May 1, 2017 By FTI Consulting
Have you ever experienced the panic that comes from reaching into your pocket and not getting a feel of your wallet? Well, the good news if you live in China’s major cities is that wallets are fast becoming obsolete so long as you’ve got your mobile phone. From one-person street vendors to large supermarket chains, many businesses in China are now accepting mobile payments through a simple scan of a QR code.
A new study conducted by the UN-based Better Than Cash Alliance shows a 20-fold increase in the size of China’s digital payments market in the four years from 2012 to 2016. This is almost solely owing to Alibaba’s Alipay and Tencent’s WeChat Pay, the two companies that dominate the market, through which approximately CNY 20 trillion (USD 2.9 trillion) in payments were made in 2016.
Digital payments, both online and mobile, now account for over 17 percent of all retail transactions in China.
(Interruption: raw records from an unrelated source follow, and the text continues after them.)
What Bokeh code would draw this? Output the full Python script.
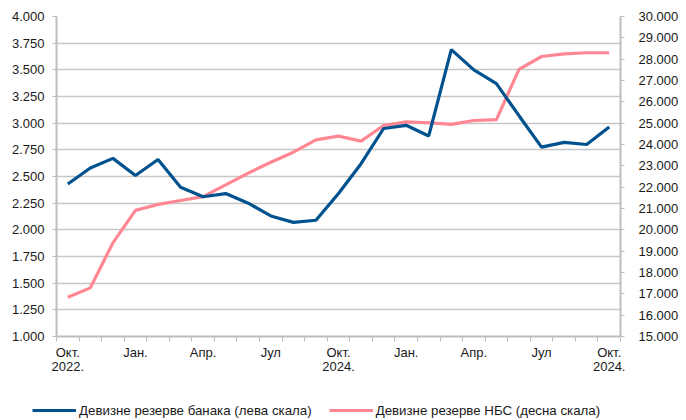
from bokeh.plotting import figure
from bokeh.layouts import column
from bokeh.models import (LinearAxis, Range1d, FixedTicker, Legend, LegendItem)
from bokeh.embed import file_html
from bokeh.resources import INLINE

# ---- data ----
month_labels = ["Окт.\n2022.", "", "", "Јан.", "", "", "Апр.", "", "", "Јул", "", "",
                "Окт.\n2024.", "", "", "Јан.", "", "", "Апр.", "", "", "Јул", "", "",
                "Окт.\n2024."]
banks_reserves = [2.43, 2.58, 2.67, 2.51, 2.66, 2.40, 2.31, 2.34, 2.25, 2.13, 2.07, 2.09,
                  2.34, 2.62, 2.95, 2.98, 2.88, 3.69, 3.50, 3.37, 3.07, 2.775, 2.82, 2.80, 2.965]
nbs_reserves = [16840, 17280, 19390, 20910, 21190, 21375, 21560, 22110, 22660, 23170, 23640, 24220,
                24390, 24160, 24890, 25060, 25020, 24940, 25125, 25170, 27520, 28125, 28250, 28300, 28300]
left_ticks = [1.0, 1.25, 1.5, 1.75, 2.0, 2.25, 2.5, 2.75, 3.0, 3.25, 3.5, 3.75, 4.0]
right_ticks = [15000, 16000, 17000, 18000, 19000, 20000, 21000, 22000, 23000, 24000, 25000,
               26000, 27000, 28000, 29000, 30000]
series_names = ["Девизне резерве банака (лева скала)", "Девизне резерве НБС (десна скала)"]

FONT = "Liberation Sans"
GRID = "#c6c6c6"
AXIS = "#bdbdbd"
TXT = "#1a1a1a"
BLUE = "#00528f"
PINK = "#ff8794"

n = len(month_labels)
xs = list(range(n))

p = figure(width=686, height=392, output_backend="svg", toolbar_location=None,
           x_range=Range1d(-0.5, n - 0.5), y_range=Range1d(1.0, 4.0),
           min_border_left=56, min_border_right=66, min_border_top=16, min_border_bottom=56)
p.extra_y_ranges = {"right": Range1d(15000, 30000)}
p.outline_line_color = None
p.background_fill_color = "white"
p.border_fill_color = "white"

# x axis
xax = p.xaxis[0]
label_idx = [i for i, s in enumerate(month_labels) if s]
xax.ticker = FixedTicker(ticks=label_idx, minor_ticks=[i - 0.5 for i in range(n + 1)])
xax.major_label_overrides = {i: month_labels[i] for i in label_idx}
xax.major_tick_line_color = None
xax.minor_tick_line_color = AXIS
xax.minor_tick_out = 5
xax.minor_tick_in = 0
xax.axis_line_color = AXIS
xax.axis_line_width = 2
xax.major_label_text_font = FONT
xax.major_label_text_font_size = "13px"
xax.major_label_text_color = TXT
xax.major_label_text_line_height = 0.95
xax.major_label_standoff = 2

# left axis
yax = p.yaxis[0]
yax.ticker = FixedTicker(ticks=left_ticks)
yax.major_label_overrides = {t: f"{t:.3f}" for t in left_ticks}
yax.minor_tick_line_color = None
yax.major_tick_line_color = AXIS
yax.major_tick_out = 4
yax.major_tick_in = 0
yax.axis_line_color = AXIS
yax.axis_line_width = 2
yax.major_label_text_font = FONT
yax.major_label_text_font_size = "13px"
yax.major_label_text_color = TXT
yax.major_label_standoff = 8

# right axis
rax = LinearAxis(y_range_name="right", ticker=FixedTicker(ticks=right_ticks))
rax.major_label_overrides = {t: f"{t // 1000}.000" for t in right_ticks}
rax.minor_tick_line_color = None
rax.major_tick_line_color = AXIS
rax.major_tick_out = 4
rax.major_tick_in = 0
rax.axis_line_color = AXIS
rax.axis_line_width = 2
rax.major_label_text_font = FONT
rax.major_label_text_font_size = "13px"
rax.major_label_text_color = TXT
rax.major_label_standoff = 14
p.add_layout(rax, "right")

p.xgrid.grid_line_color = None
p.ygrid.ticker = FixedTicker(ticks=left_ticks)
p.ygrid.grid_line_color = GRID
p.ygrid.grid_line_width = 1.5

r_pink = p.line(xs, nbs_reserves, y_range_name="right", line_color=PINK, line_width=3.2)
r_blue = p.line(xs, banks_reserves, line_color=BLUE, line_width=3.2)

# legend strip below the chart (its own frame covers the full width)
lf = figure(width=686, height=28, output_backend="svg", toolbar_location=None,
            x_axis_type=None, y_axis_type=None, x_range=Range1d(0, 1), y_range=Range1d(0, 1),
            min_border_left=0, min_border_right=0, min_border_top=0, min_border_bottom=0)
if "frame_align" in lf.properties():
    lf.frame_align = False
lf.outline_line_color = None
lf.grid.visible = False
# same series, outside this strip's visible range: only their legend swatches show
lb = lf.line(xs, banks_reserves, line_color=BLUE, line_width=3.2)
lp = lf.line(xs, nbs_reserves, line_color=PINK, line_width=3.2)
legend = Legend(items=[LegendItem(label=series_names[0], renderers=[lb]),
                       LegendItem(label=series_names[1], renderers=[lp])],
                orientation="horizontal", location=(32, 0),
                label_text_font=FONT, label_text_font_size="13.3px", label_text_color=TXT,
                glyph_width=44, glyph_height=14, label_height=20, label_standoff=3, spacing=17,
                padding=0, margin=0, border_line_color=None, background_fill_alpha=0)
lf.add_layout(legend, "center")

layout = column(p, lf, spacing=0)
open("out.html", "w").write(file_html(layout, INLINE))
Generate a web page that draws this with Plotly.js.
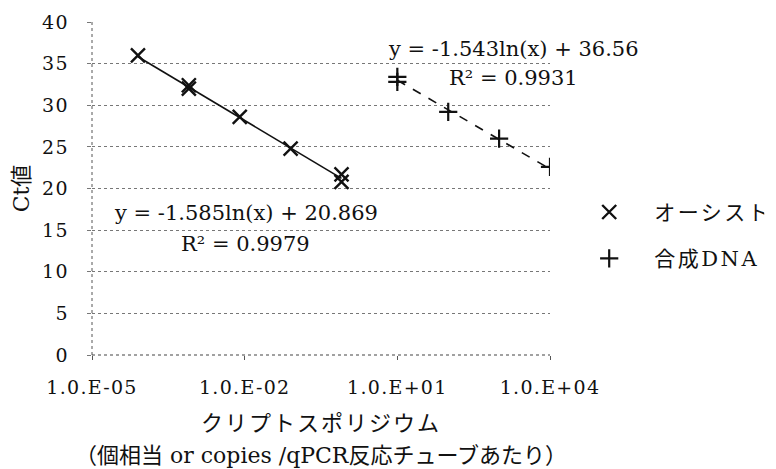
<!DOCTYPE html>
<html>
<head>
<meta charset="utf-8">
<script src="https://cdn.plot.ly/plotly-3.0.1.min.js"></script>
<style>
html,body{margin:0;padding:0;background:#fff;}
#chart{width:776px;height:469px;}
#chart .xtick text{letter-spacing:1.3px;}
#chart .ytick text{letter-spacing:1.5px;}
#chart .legendtext{letter-spacing:2.5px;}
#chart .g-xtitle text{letter-spacing:2px;}
</style>
</head>
<body>
<div id="chart"></div>
<script>
// ---- data ----
const seriesNames = ["オーシスト", "合成DNA"];
const oocystX  = [8e-5, 8e-4, 8e-4, 8e-3, 8e-2, 8e-1, 8e-1];
const oocystCt = [36.0, 32.4, 32.0, 28.6, 24.8, 21.7, 20.8];
const dnaX  = [10, 10, 100, 1000, 10000];
const dnaCt = [33.4, 32.8, 29.2, 26.0, 22.6];
// logarithmic trendline coefficients shown on the chart: y = a ln(x) + b
const fitSlope     = [-1.585, -1.543];
const fitIntercept = [20.869, 36.56];
const fitEquation  = ["y = -1.585ln(x) + 20.869", "y = -1.543ln(x) + 36.56"];
const fitR2        = ["R² = 0.9979", "R² = 0.9931"];
const xTickVals = [1e-5, 1e-2, 1e1, 1e4];
const xTickText = ["1.0.E-05", "1.0.E-02", "1.0.E+01", "1.0.E+04"];
const yTickVals = [0, 5, 10, 15, 20, 25, 30, 35, 40];
const xTitleLines = ["クリプトスポリジウム", "（個相当 or copies /qPCR反応チューブあたり）"];
const yTitle = "Ct値";

function trend(xs, i) {
  const lo = Math.min.apply(null, xs), hi = Math.max.apply(null, xs);
  return {x: [lo, hi], y: [lo, hi].map(v => fitSlope[i] * Math.log(v) + fitIntercept[i])};
}
const t0 = trend(oocystX, 0), t1 = trend(dnaX, 1);

const serif = "'DejaVu Serif', 'Liberation Serif', 'Noto Sans CJK JP', serif";
const black = "#111";

const traces = [
  {x: t0.x, y: t0.y, mode: "lines", line: {color: black, width: 1.6}, showlegend: false, hoverinfo: "skip"},
  {x: t1.x, y: t1.y, mode: "lines", line: {color: black, width: 1.6, dash: "dash"}, showlegend: false, hoverinfo: "skip"},
  {x: oocystX, y: oocystCt, name: seriesNames[0], mode: "markers", legendgroup: "a",
   marker: {symbol: "x-thin", size: 14, line: {color: black, width: 2.4}}},
  {x: dnaX, y: dnaCt, name: seriesNames[1], mode: "markers", legendgroup: "b",
   marker: {symbol: "cross-thin", size: 13, line: {color: black, width: 2.2}}}
];

const layout = {
  width: 776, height: 469,
  margin: {l: 92, r: 219, t: 22, b: 114},
  paper_bgcolor: "#fff", plot_bgcolor: "#fff",
  font: {family: serif, color: black, size: 19},
  showlegend: true,
  legend: {x: 1.031, y: 0.49, xanchor: "left", yanchor: "top", itemwidth: 80,
           entrywidth: 100, entrywidthmode: "pixels",
           font: {size: 21, family: serif}, tracegroupgap: 16, traceorder: "grouped",
           bgcolor: "rgba(0,0,0,0)"},
  xaxis: {
    type: "log", range: [-5, 4], tickvals: xTickVals, ticktext: xTickText,
    showgrid: false, zeroline: false, showline: false,
    ticks: "outside", ticklen: 4, tickcolor: "#555", tickwidth: 1,
    tickfont: {size: 19, family: serif}, ticklabelstandoff: 11,
    title: {text: xTitleLines[0], font: {size: 22, family: serif}, standoff: 18}
  },
  yaxis: {
    range: [0, 40], tickvals: yTickVals, showgrid: true,
    gridcolor: "#777", griddash: "dot", gridwidth: 1,
    zeroline: false, showline: false,
    ticks: "outside", ticklen: 4, tickcolor: "#777",
    tickfont: {size: 19, family: serif}, ticklabelstandoff: 14,
    title: {text: yTitle, font: {size: 22, family: serif}, standoff: 9}
  },
  shapes: [
    {type: "line", xref: "paper", yref: "paper", x0: 0, x1: 0, y0: 0, y1: 1,
     line: {color: "#555", width: 1, dash: "dot"}},
    {type: "line", xref: "paper", yref: "paper", x0: 0, x1: 1, y0: 0, y1: 0,
     line: {color: "#444", width: 1.2, dash: "dot"}}
  ],
  annotations: [
    {xref: "x", yref: "y", x: -1.98, y: 17.0, text: fitEquation[0], showarrow: false, font: {size: 21, family: serif}},
    {xref: "x", yref: "y", x: -1.98, y: 13.3, text: fitR2[0], showarrow: false, font: {size: 21, family: serif}},
    {xref: "x", yref: "y", x: 3.28, y: 36.8, text: fitEquation[1], showarrow: false, font: {size: 21, family: serif}},
    {xref: "x", yref: "y", x: 3.28, y: 33.3, text: fitR2[1], showarrow: false, font: {size: 21, family: serif}},
    {xref: "paper", yref: "paper", x: 0.5, y: -0.301, yanchor: "middle", text: xTitleLines[1], showarrow: false,
     font: {size: 22, family: serif}}
  ]
};

Plotly.newPlot("chart", traces, layout, {displayModeBar: false, staticPlot: true});
</script>
</body>
</html>
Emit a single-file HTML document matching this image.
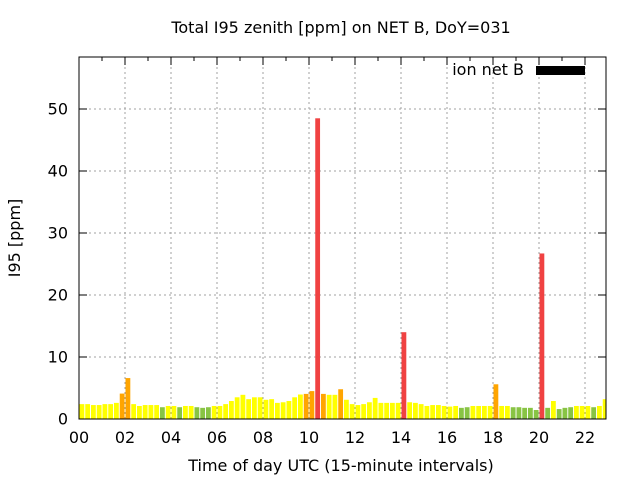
<!DOCTYPE html>
<html><head><meta charset="utf-8"><style>
body{margin:0;background:#fff}
svg{display:block;font-family:"DejaVu Sans","Liberation Sans",sans-serif}
</style></head><body>
<svg id="chart" width="640" height="480">
<text x="341" y="33" text-anchor="middle" font-size="16">Total I95 zenith [ppm] on NET B, DoY=031</text>
<text x="341" y="471" text-anchor="middle" font-size="16">Time of day UTC (15-minute intervals)</text>
<text x="0" y="0" transform="translate(20,238) rotate(-90)" text-anchor="middle" font-size="16">I95 [ppm]</text>
<g id="grid"></g><g id="bars"></g><g id="axes"></g>
<text x="524" y="75" text-anchor="end" font-size="16">ion net B</text>
<rect x="536" y="66" width="49" height="9" fill="#000"/>
</svg>
<script>
const values=[2.4,2.4,2.25,2.25,2.4,2.4,2.6,4.1,6.6,2.4,2.1,2.25,2.25,2.25,1.9,2.1,2.1,1.9,2.1,2.1,1.9,1.8,1.9,2.1,2.1,2.4,2.9,3.5,3.9,3.2,3.5,3.5,3.1,3.2,2.6,2.7,2.9,3.5,3.95,4.05,4.5,48.5,4.05,3.9,3.9,4.8,3.1,2.4,2.25,2.4,2.7,3.4,2.6,2.6,2.6,2.6,14.0,2.7,2.6,2.4,2.1,2.25,2.25,2.1,2.0,2.1,1.8,1.9,2.1,2.1,2.1,2.1,5.6,2.1,2.1,1.9,1.9,1.8,1.8,1.45,26.7,1.8,2.9,1.6,1.8,1.9,2.1,2.1,2.1,1.9,2.1,3.2];
const xTickLabels=["00","02","04","06","08","10","12","14","16","18","20","22"];
const yTickLabels=[0,10,20,30,40,50];
const L=79,R=606,T=57,B=419,HPX=23,YMAX=(B-T)/6.2;
const NS="http://www.w3.org/2000/svg";
const xS=h=>L+h*HPX, yS=v=>B-v/YMAX*(B-T);
function mk(tag,at,p){const e=document.createElementNS(NS,tag);for(const k in at)e.setAttribute(k,at[k]);p.appendChild(e);return e;}
const grid=document.getElementById('grid'),bars=document.getElementById('bars'),axes=document.getElementById('axes');
function col(v){return v>10?'#f04242':v>=4?'#ffa500':v>=2?'#ffff00':'#88c444';}
xTickLabels.forEach((t,i)=>{const x=xS(i*2);
 if(i>0){const g=mk('line',{x1:x,x2:x,y1:T,y2:B,stroke:'#a0a0a0','stroke-dasharray':'2,3'},grid);
 
 }
 const tx=mk('text',{x:x,y:443,'text-anchor':'middle','font-size':16},axes);tx.textContent=t;
 
 });
yTickLabels.forEach(v=>{const y=yS(v);
 if(v>0){const g=mk('line',{x1:L,x2:R,y1:y,y2:y,stroke:'#a0a0a0','stroke-dasharray':'2,3'},grid);
 
 }
 mk('line',{x1:L,x2:L+8,y1:y,y2:y,stroke:'#000'},grid);mk('line',{x1:R,x2:R-8,y1:y,y2:y,stroke:'#000'},grid);
 const tx=mk('text',{x:68,y:y+5.5,'text-anchor':'end','font-size':16},axes);tx.textContent=v;
 
 });
for(let h=1;h<=22;h++){const x=xS(h);mk('line',{x1:x,x2:x,y1:T,y2:T+(h%2?4:8),stroke:'#000'},grid);}
values.forEach((v,i)=>{const x=xS(i/4)+0.5;const w=Math.min(4.8,R-x);const y=Math.max(yS(v),T);
 const r=mk('rect',{x:x,y:y,width:Math.max(w,0),height:B-y,fill:col(v)},bars);
 
 });
const fr=mk('rect',{x:L,y:T,width:R-L,height:B-T,fill:'none',stroke:'#000'},axes);


</script>
</body></html>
The share taken by cash payments is resultantly shrinking, accounting for just 40 percent of all transactions in China in 2015. This is lower than the equivalent figure in the UK, which stood at 45 percent even one year later in 2016. China has fast become the global frontrunner in the sector. According to the Financial Times, China’s digital payments market is about 50 times greater in size than that of the US.
China’s rapid adoption of digital payments can be somewhat explained by the low credit card penetration rate in the country as well as the cumbersome processes often required to make online payments through debit cards. Issuing and acquiring banks have lost significant income as these third-party mobile payment services bypass UnionPay, the protected state-owned monolith that monopolises China’s settlement network. The banks have also lost critical payment and consumption data that would help them develop competitive products and services. Traditional banks and retailers are therefore having to re-think their approaches in China, with many looking to optimise their own digital offerings and many exploring partnerships with third-party providers to stay competitive in the supply chain.
Google recently unveiled its Asia Pacific Financial Dashboard, a tool for financial institutions to monitor the changing dynamics of search trends across finance categories. The dashboard includes data for 10 countries and regions: Australia, Hong Kong, Indonesia, India, Japan, Malaysia, Singapore, Philippines, Thailand and Vietnam. Google currently provides six insights. These include ‘share of search volume’, ‘share of brand searches’ and ‘top 10 questions asked via smartphones’.
Results from the tool show that home loans emerged as the top search term in Hong Kong over the past two years, having peaked in the second quarter of 2016. This trend is consistent with property transaction data published by the Hong Kong Land Registry. The data also reveals that users in Hong Kong and Singapore show more interest in local banks despite the fierce competition from international players, with HSBC and Hang Seng Bank drawing the highest search volumes in Hong Kong. Another obvious topic of interest to the search engine’s users in Hong Kong relates to insurance policies, which occupies three of the top 10 queries.
The Internet has opened up new and unprecedented research options for consumers, who have been further empowered by the recent growth of comparison sites. In an age of information overload, it is crucial for businesses to stay ahead of changing consumer behaviours in order to deliver tailored information to target audiences. Not only should companies ensure that their business information is easily accessible online, they should ensure that the information effectively answers the questions that consumers are most frequently asking. Through this new Google tool, businesses can discover the right long-tail keywords in order to capitalise on searches that are highly convertible to sales.